Lost amid all this controversy, of course, was a group of innocent, overwhelmed college athletes who just wanted to focus on football; a new coach, Bill O’Brien, tasked with the impossible task of getting the program moving in a new, positive direction; and a loyal fanbase that just wanted to rally around them and let the team know that they’re still as revered as ever.

But through the first two weeks of the new, sobering era of Penn State football, the team had yet to provide itself and the community a diversion from the madness.

So when that sun rose over Mount Nittany on Saturday morning, there wasn’t a team in America in more desperate need of a win than Penn State, and finally — thankfully — they got one to move to 1-2 on the season.

“I’ve said this from Day 1 . . . I feel very close to this football team, as does our staff,” O’Brien said. “This is a great group of kids, and when you think about all the things that they’ve been through, at 18, 19, 20 years old, it’s a pretty neat group of kids. I don’t think in your coaching career, you’ll have a chance to be around many groups like this.”

Senior quarterback Matt McGloin threw for 231 yards and four touchdowns Saturday, with 136 yards and three of those scores going to sophomore wideout Allen Robinson. By halftime, the Nittany Lions had taken a 20-0 lead and topped their highest scoring output of the season.

In the second half, Penn State pushed the lead to 27-0 on a lucky touchdown catch by Robinson that deflected off a teammate’s helmet. The play seemed, in some ways, to represent the good fortune the Nittany Lions hope to find as they continue to distance themselves from the Sandusky scandal.

Later, Mike Hull’s 74-yard fumble return for a touchdown seemed like the fitting end to the first really good day for Penn State football in a long, long time.

“Winning cures a lot of things and winning also breeds confidence,” O’Brien said. “We didn’t play an unbelievably great game, but we played well enough to win, and these guys got confidence that when they lifted all those weights in the summer and we practiced the way we practice, that there’s a reward for that and that we can win and that we know how to win.”

Unfortunately, there may not be much more winning to be done this year — or in the years to come — for Penn State. Ravaged by the NCAA’s sanctions, which included a four-year postseason ban, the Nittany Lions program is likely to be crippled for at least the next two or three seasons, and possibly longer.

And that’s what made Saturday’s victory and the celebration that followed so special.

It was for the fans who have grown so accustomed to success, but know there will be little of it to come going forward. And it was for that coach, who willingly signed up for the toughest job in football, unafraid of the daunting challenge ahead.

“It’s more important for us to get it for Coach O’Brien than it is to get it for ourselves,” McGloin said. “He’s been through a ton so far and we have his back 110 percent and the support’s there for him.”

And it was for the players, McGloin included, who stuck around and stayed loyal to their school and their team and their brothers on the field, even though they had an easy out that no one would have blamed them for taking.

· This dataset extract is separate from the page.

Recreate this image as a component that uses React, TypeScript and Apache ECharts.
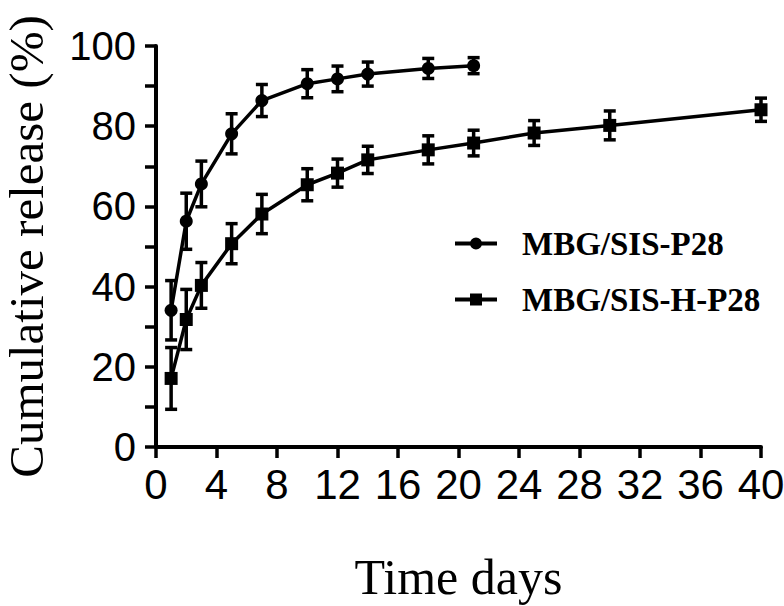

“When everything was said and everything came out and then Joe going and then passing away, everything was so hard,” senior defensive lineman Jordan Hill said. “We wanted to stick together as a team, but when we had guys trickling away, we didn’t know how to feel about it.”

Penn State’s players may not know what the future holds, and they may not have much to look forward to, but they knew how to feel when they dunked O’Brien with the Gatorade cooler, celebrating a Week 3 win like a national championship.

They knew how to feel when they rushed over to the student section after the game, arm in arm, singing the alma mater with a crowd that needed the win as much as they did.

“It was big,” Hill said of the celebration. “This is something I’ll remember forever.”